- [EXERCISE INPUT]
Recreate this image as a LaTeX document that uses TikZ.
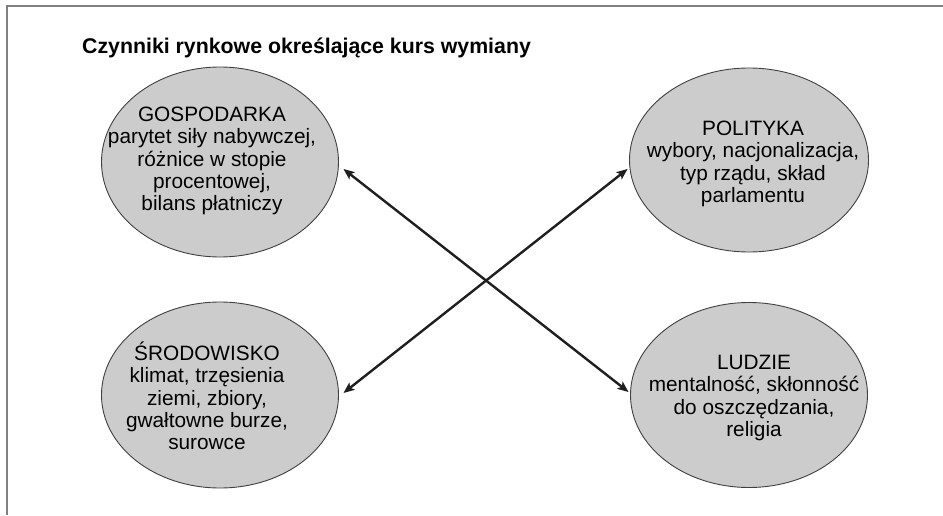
\documentclass[tikz,border=0pt]{standalone}
\usepackage{fontspec}
\setmainfont{Liberation Sans}
\usetikzlibrary{shapes.geometric,arrows.meta,calc}
\begin{document}
\begin{tikzpicture}[x=1pt,y=1pt,
  factor/.style={ellipse, draw=black!75, line width=0.9pt, fill=black!20,
    inner sep=0pt, minimum width=237pt, minimum height=188pt},
  factortext/.style={align=center, inner sep=0pt,
    font=\fontsize{20.8}{22.3}\selectfont},
  tip/.tip={Stealth[length=11pt,width=9pt,inset=2.5pt]},
  link/.style={line width=2.4pt, draw=black!88, tip-tip}]
\useasboundingbox (0,0) rectangle (943,515);
% frame: left and top edges
\draw[line width=2pt, black!50] (6.5,0) -- (6.5,508.5) -- (943,508.5);

% heading
\node[anchor=base west, inner sep=0pt, font=\bfseries\fontsize{21.3}{25}\selectfont]
  (title) at (82,461) {Czynniki rynkowe określające kurs wymiany};

% the four factor groups
\node[factor, minimum height=190pt] (gosp) at (220,353) {};
\node[factor, minimum width=239pt, minimum height=184pt] (pol) at (749,355) {};
\node[factor, minimum height=186pt] (srod) at (220,120) {};
\node[factor, minimum height=185pt] (ludz) at (749,120) {};

\node[factortext] (gospt) at (212,354)
  {GOSPODARKA\\parytet siły nabywczej,\\różnice w stopie\\procentowej,\\bilans płatniczy};
\node[factortext] (polt) at (753,351)
  {POLITYKA\\wybory, nacjonalizacja,\\typ rządu, skład\\parlamentu};
\node[factortext] (srodt) at (207,119)
  {ŚRODOWISKO\\klimat, trzęsienia\\ziemi, zbiory,\\gwałtowne burze,\\surowce};
\node[factortext] (ludzt) at (754,117)
  {LUDZIE\\mentalność, skłonność\\do oszczędzania,\\religia};

% crossing two-way links
\draw[link] ($(gosp.east)+(4.5,-7)$) -- ($(ludz.west)+(-1.5,3)$);
\draw[link] ($(srod.east)+(4.5,2)$) -- ($(pol.west)+(-1.5,-9)$);
\end{tikzpicture}
\end{document}
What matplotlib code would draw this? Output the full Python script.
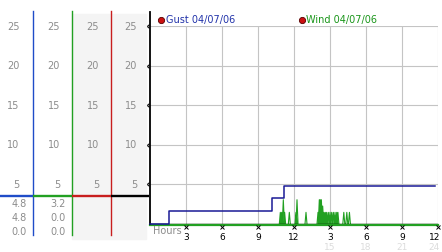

- [WHAT YOU ARE ASKED TO DO] Repeat the material above in full and exactly, omitting the pictures.

- [ANSWER TO THE TASK]
Recreate this image as a LaTeX document that uses TikZ.
\documentclass[tikz,border=0pt]{standalone}
\usepackage{fontspec}
\setmainfont{Liberation Sans}
\usetikzlibrary{shapes.geometric,arrows.meta,calc}
\begin{document}
\begin{tikzpicture}[x=1pt,y=1pt,
  factor/.style={ellipse, draw=black!75, line width=0.9pt, fill=black!20,
    inner sep=0pt, minimum width=237pt, minimum height=188pt},
  factortext/.style={align=center, inner sep=0pt,
    font=\fontsize{20.8}{22.3}\selectfont},
  tip/.tip={Stealth[length=11pt,width=9pt,inset=2.5pt]},
  link/.style={line width=2.4pt, draw=black!88, tip-tip}]
\useasboundingbox (0,0) rectangle (943,515);
% frame: left and top edges
\draw[line width=2pt, black!50] (6.5,0) -- (6.5,508.5) -- (943,508.5);

% heading
\node[anchor=base west, inner sep=0pt, font=\bfseries\fontsize{21.3}{25}\selectfont]
  (title) at (82,461) {Czynniki rynkowe określające kurs wymiany};

% the four factor groups
\node[factor, minimum height=190pt] (gosp) at (220,353) {};
\node[factor, minimum width=239pt, minimum height=184pt] (pol) at (749,355) {};
\node[factor, minimum height=186pt] (srod) at (220,120) {};
\node[factor, minimum height=185pt] (ludz) at (749,120) {};

\node[factortext] (gospt) at (212,354)
  {GOSPODARKA\\parytet siły nabywczej,\\różnice w stopie\\procentowej,\\bilans płatniczy};
\node[factortext] (polt) at (753,351)
  {POLITYKA\\wybory, nacjonalizacja,\\typ rządu, skład\\parlamentu};
\node[factortext] (srodt) at (207,119)
  {ŚRODOWISKO\\klimat, trzęsienia\\ziemi, zbiory,\\gwałtowne burze,\\surowce};
\node[factortext] (ludzt) at (754,117)
  {LUDZIE\\mentalność, skłonność\\do oszczędzania,\\religia};

% crossing two-way links
\draw[link] ($(gosp.east)+(4.5,-7)$) -- ($(ludz.west)+(-1.5,3)$);
\draw[link] ($(srod.east)+(4.5,2)$) -- ($(pol.west)+(-1.5,-9)$);
\end{tikzpicture}
\end{document}
What matplotlib code would draw this? Output the full Python script.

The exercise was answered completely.